Images captured from drones differ from images of general objects captured using ordinary methods. Unusual aspect ratios, irregular points of view and lack of distinguishing details of objects in drone images are some of the differences between regular images and drone images. For example, MSCOCO  - a large-scale object detection, segmentation, and captioning dataset containing images of common objects taken in their general contexts. The foreground and the background are usually well separated and the images are of high resolution and quality. These object characteristics that help models in better identification are missing in drone images, as seen in Fig. 7. Along with small object size, density of clustering of objects is high in drone footage.
2 Related work
In most scenarios the objects of interest occupies only a small region in the image. Object detection algorithms which are based on CNNs are broadly classified as two stage detectors and single stage detectors. Briefly, in the case of two stage detectors, the image is first passed through a pre-trained CNN to extract high level features. On the extracted feature maps, a fully convolutional network called Region Proposal Network (RPN) is applied to attain two outputs namely the probability if a region has an object or not and the co-ordinates of the bounding box. The region proposal network is trained so as to efficiently extract a predefined number (k=2000) regions from images. RPNs in two stage detectors decides if a region is a background or requires further processing. This enables them to achieve good generalization and performance. However, this enhanced performance comes at the cost of requiring large inference time.
Single stage detectors overcome the challenges posed by RPNs by using a fixed number of proposals, acquired through dense sampling of regions at different scales and aspect ratios.
2.1 Two stage detectors
R-CNN, one of the first successful detector, uses selective search to extract 2000 regions from the image, followed by a feature extractor and SVM to get the object scores and offset values.
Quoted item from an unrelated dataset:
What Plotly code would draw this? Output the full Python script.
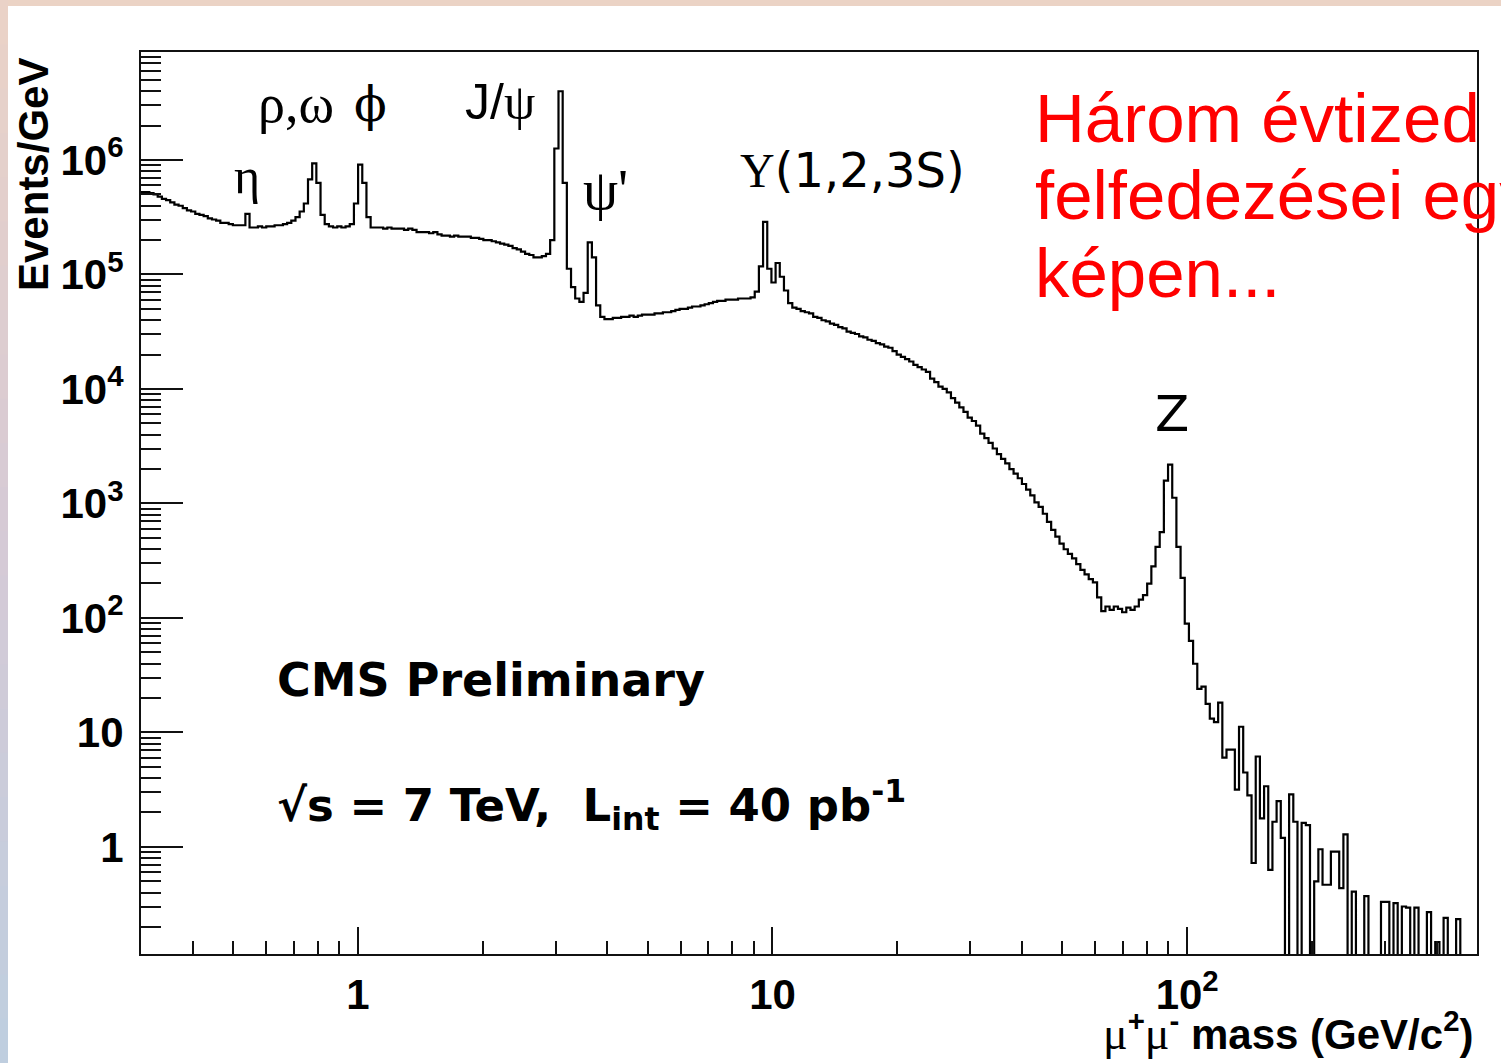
import numpy as np
import plotly.graph_objects as go

# ---------------------------------------------------------------------------
# Dimuon invariant-mass spectrum, 320 log-uniform bins from 0.3 to 500 GeV/c^2
# ---------------------------------------------------------------------------
mass_min = 0.3
mass_max = 500.0
n_bins = 320

# log10(Events/GeV) for each bin, low mass to high mass; None = empty bin
log10_events = [
    # 0.30 - 0.37
    5.72, 5.72, 5.71, 5.70, 5.68, 5.66, 5.65, 5.63, 5.61, 5.60,
    5.58, 5.56, 5.55, 5.53, 5.52, 5.51, 5.49, 5.48, 5.47, 5.45,
    # eta, rho/omega
    5.45, 5.44, 5.43, 5.43, 5.43, 5.53, 5.41, 5.41, 5.42, 5.41,
    5.42, 5.42, 5.43, 5.43, 5.44, 5.45, 5.47, 5.50, 5.55, 5.62,
    5.83, 5.97, 5.80, 5.52, 5.44, 5.42, 5.41, 5.42, 5.41, 5.42,
    # phi
    5.44, 5.62, 5.96, 5.80, 5.50, 5.41, 5.41, 5.41, 5.40, 5.41,
    5.40, 5.40, 5.40, 5.39, 5.40, 5.39, 5.37, 5.37, 5.37, 5.36,
    5.37, 5.35, 5.34, 5.34, 5.33, 5.34, 5.33, 5.33, 5.33, 5.32,
    5.32, 5.31, 5.30, 5.30, 5.29, 5.28, 5.27, 5.26, 5.25, 5.23,
    # J/psi, psi(2S)
    5.22, 5.20, 5.18, 5.17, 5.15, 5.15, 5.16, 5.18, 5.30, 6.10,
    6.60, 5.80, 5.05, 4.89, 4.79, 4.76, 4.84, 5.28, 5.15, 4.73,
    4.63, 4.61, 4.61, 4.62, 4.62, 4.63, 4.63, 4.64, 4.63, 4.64,
    4.65, 4.65, 4.65, 4.66, 4.66, 4.67, 4.67, 4.68, 4.69, 4.70,
    4.70, 4.71, 4.72, 4.72, 4.73, 4.74, 4.75, 4.76, 4.77, 4.77,
    # Upsilon(1S, 2S, 3S)
    4.78, 4.78, 4.78, 4.79, 4.79, 4.79, 4.80, 4.85, 5.07, 5.46,
    5.05, 4.93, 5.10, 4.98, 4.86, 4.75, 4.71, 4.70, 4.68, 4.67,
    # Drell-Yan continuum
    4.66, 4.63, 4.62, 4.60, 4.59, 4.57, 4.56, 4.54, 4.53, 4.50,
    4.49, 4.48, 4.46, 4.45, 4.43, 4.42, 4.40, 4.39, 4.37, 4.36,
    4.33, 4.30, 4.28, 4.26, 4.24, 4.21, 4.19, 4.17, 4.15, 4.09,
    4.06, 4.02, 4.00, 3.97, 3.92, 3.88, 3.84, 3.80, 3.75, 3.72,
    3.68, 3.61, 3.57, 3.53, 3.48, 3.43, 3.39, 3.35, 3.30, 3.26,
    3.22, 3.17, 3.12, 3.07, 3.01, 2.97, 2.91, 2.84, 2.77, 2.71,
    2.65, 2.60, 2.56, 2.52, 2.47, 2.42, 2.38, 2.34, 2.31, 2.18,
    2.06, 2.10, 2.07, 2.10, 2.08, 2.05, 2.09, 2.07, 2.10, 2.16,
    # Z
    2.20, 2.30, 2.45, 2.62, 2.75, 3.20, 3.34, 3.05, 2.62, 2.35,
    1.95, 1.80, 1.60, 1.38, 1.40, 1.25, 1.12, 1.09, 1.26, 0.78,
    # high-mass tail
    0.85, 0.85, 0.50, 1.05, 0.65, 0.45, -0.14, 0.79, 0.25, 0.53,
    -0.20, 0.22, 0.40, 0.08, None, 0.46, 0.22, None, 0.21, 0.19,
    None, -0.30, -0.02, -0.33, -0.33, -0.04, -0.04, -0.36, 0.11, None,
    -0.39, None, None, -0.43, None, None, None, -0.48, -0.48, None,
    -0.49, None, -0.52, -0.53, None, -0.53, None, None, -0.57, None,
    -0.83, None, -0.62, None, None, -0.63, None, None, None, None,
]

# Resonance labels
peak_labels = ["η", "ρ,ω", "ϕ", "J/ψ", "ψ'", "Υ(1,2,3S)", "Z"]

# Axis ticks
x_tick_vals = [1, 10, 100]
x_tick_text = ["1", "10", "10<sup>2</sup>"]
y_tick_vals = [1, 10, 1e2, 1e3, 1e4, 1e5, 1e6]
y_tick_text = ["1", "10", "10<sup>2</sup>", "10<sup>3</sup>", "10<sup>4</sup>",
               "10<sup>5</sup>", "10<sup>6</sup>"]

# ---------------------------------------------------------------------------
W, H = 1501, 1063
ML, MR, MT, MB = 141, 24, 52, 109
PW, PH = W - ML - MR, H - MT - MB


def paper_x(px):
    return (px - ML) / PW


def paper_y(py):
    return 1 - (py - MT) / PH


edges = np.logspace(np.log10(mass_min), np.log10(mass_max), n_bins + 1)
floor = 1e-3  # empty bins drop below the visible range
counts = [10 ** v if v is not None else floor for v in log10_events]
x_step = list(edges)
y_step = counts + [counts[-1]]

fig = go.Figure()
fig.add_trace(go.Scatter(
    x=x_step, y=y_step, mode="lines",
    line=dict(color="black", width=2.2, shape="hv"),
    hoverinfo="skip", showlegend=False,
))

x_minor = [k * 10 ** e for e in range(-1, 3) for k in range(2, 10)
           if mass_min <= k * 10 ** e <= mass_max]
y_lo, y_hi = -0.935, 6.943
y_minor = [k * 10 ** e for e in range(-1, 7) for k in range(2, 10)
           if 10 ** y_lo <= k * 10 ** e <= 10 ** y_hi]

tick_font = dict(family="Liberation Sans", size=42, color="black", weight="bold")

fig.update_xaxes(
    type="log", range=[np.log10(mass_min), np.log10(mass_max)],
    showgrid=False, zeroline=False,
    showline=True, linecolor="#111", linewidth=2.2, mirror=True,
    ticks="inside", ticklen=27, tickwidth=2, tickcolor="#111",
    tickmode="array", tickvals=x_tick_vals, ticktext=x_tick_text,
    tickfont=tick_font, ticklabelstandoff=2,
    minor=dict(ticks="inside", ticklen=13, tickwidth=2, tickcolor="#111",
               tickmode="array", tickvals=x_minor, showgrid=False),
)
fig.update_yaxes(
    type="log", range=[y_lo, y_hi],
    showgrid=False, zeroline=False,
    showline=True, linecolor="#111", linewidth=2.2, mirror=True,
    ticks="inside", ticklen=42, tickwidth=2, tickcolor="#111",
    tickmode="array", tickvals=y_tick_vals, ticktext=y_tick_text,
    tickfont=tick_font, ticklabelstandoff=7,
    minor=dict(ticks="inside", ticklen=20, tickwidth=2, tickcolor="#111",
               tickmode="array", tickvals=y_minor, showgrid=False),
)

# slide border: thin band along the top and a tinted band down the left side
shapes = [dict(type="rect", xref="paper", yref="paper",
               x0=paper_x(0), x1=paper_x(W), y0=paper_y(0), y1=paper_y(6),
               fillcolor="rgb(235,211,197)", line=dict(width=0), layer="below")]
band_top = np.array([235, 211, 199])
band_mid = np.array([214, 202, 214])
band_bot = np.array([190, 207, 224])
n_seg = 24
for i in range(n_seg):
    t = (i + 0.5) / n_seg
    if t < 0.5:
        c = band_top + (band_mid - band_top) * (t / 0.5)
    else:
        c = band_mid + (band_bot - band_mid) * ((t - 0.5) / 0.5)
    y0 = H * i / n_seg
    y1 = H * (i + 1) / n_seg
    shapes.append(dict(type="rect", xref="paper", yref="paper",
                       x0=paper_x(0), x1=paper_x(8),
                       y0=paper_y(y0), y1=paper_y(y1 + 1),
                       fillcolor="rgb(%d,%d,%d)" % tuple(c.astype(int)),
                       line=dict(width=0), layer="below"))

serif = "'DejaVu Serif', 'Liberation Serif', serif"
lserif = "'Liberation Serif', 'DejaVu Serif', serif"
sans = "'Liberation Sans', Arial, sans-serif"
dsans = "'DejaVu Sans', sans-serif"


def ann(text, px, py, size, family=sans, weight="normal", color="black",
        xanchor="center", yanchor="middle", angle=0):
    return dict(text=text, xref="paper", yref="paper",
                x=paper_x(px), y=paper_y(py), showarrow=False,
                xanchor=xanchor, yanchor=yanchor, textangle=angle,
                font=dict(family=family, size=size, color=color, weight=weight))


mu = "<span style=\"font-family:'Liberation Serif';font-weight:normal;font-size:46px\">μ</span>"

annotations = [
    # resonance labels
    ann(peak_labels[0], 247, 176, 50, family=lserif),
    ann(peak_labels[1], 296, 104, 54, family=lserif),
    ann(peak_labels[2], 370, 104, 48, family=serif),
    ann("J/<span style=\"font-family:'Liberation Serif'\">ψ</span>", 500, 102, 50),
    ann(peak_labels[4], 605, 190, 56, family=lserif),
    ann("<span style=\"font-family:'Liberation Serif'\">Υ</span>(1,2,3S)",
        852, 170, 48, family=dsans),
    ann(peak_labels[6], 1172, 414, 50, family=dsans),
    # experiment / run conditions
    ann("CMS Preliminary", 275, 680, 46, family=dsans,
        weight="bold", xanchor="left"),
    ann("√s = 7 TeV,  L<sub>int</sub> = 40 pb<sup>-1</sup>", 275, 805, 45,
        family=dsans, weight="bold", xanchor="left"),
    # axis titles
    ann(mu + "<sup>+</sup>" + mu + "<sup>-</sup> mass (GeV/c<sup>2</sup>)",
        1475, 1031, 42, weight="bold", xanchor="right"),
    ann("Events/GeV", 33, 175, 42, weight="bold", angle=-90),
    # slide caption
    ann("Három évtized", 1033, 119, 69, color="#ff0000", xanchor="left"),
    ann("felfedezései egy", 1033, 195, 69, color="#ff0000", xanchor="left"),
    ann("képen...", 1033, 273, 69, color="#ff0000", xanchor="left"),
]

fig.update_layout(
    width=W, height=H,
    margin=dict(l=ML, r=MR, t=MT, b=MB, pad=0),
    paper_bgcolor="white", plot_bgcolor="white",
    shapes=shapes, annotations=annotations,
    showlegend=False,
)

fig.write_html("out.html")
Fast-RCNN  generated region proposals on the feature map obtained by the convolution network instead of the input image. This made the pipeline faster as the convolution operation is only done once instead of 2000 times. Faster RCNN  further refines this work by replacing the selective search algorithm with a CNN.
2.2 One stage detectors
Presently, Single Shot MultiBox Detector(SSD) and YOLOv3 are the most widely used one stage object detection models. SSD uses a modified VGG-16 model pretrained on ImageNet as its backbone with additional convolutional feature layers with progressively decreasing sizes. The Deconvolutional SSD (DSSD) improves on the SSD by use of deconvolution modules, which upsample the data and combine them with the feature layers of SSD. YOLO has a similar detection pipeline as SSD but trades off accuracy for speed by using a fixed grid cell aspect ratio and a lighter backbone. One-stage detectors, however, suffer from heavy imbalance between the foreground and background examples due to fixed sampling of candidate boxes. RetinaNet  tackles this problem by introducing focal loss, a variant of cross entropy loss that weighs down the loss assigned to well-classified examples. However, this still doesn’t replace the heavy computation of fixed candidate boxes where a majority of them are part of the background. We evaluate a new detection network, CenterNet, which uses a keypoint estimation network to find potential objects, thus significantly reducing the inference time.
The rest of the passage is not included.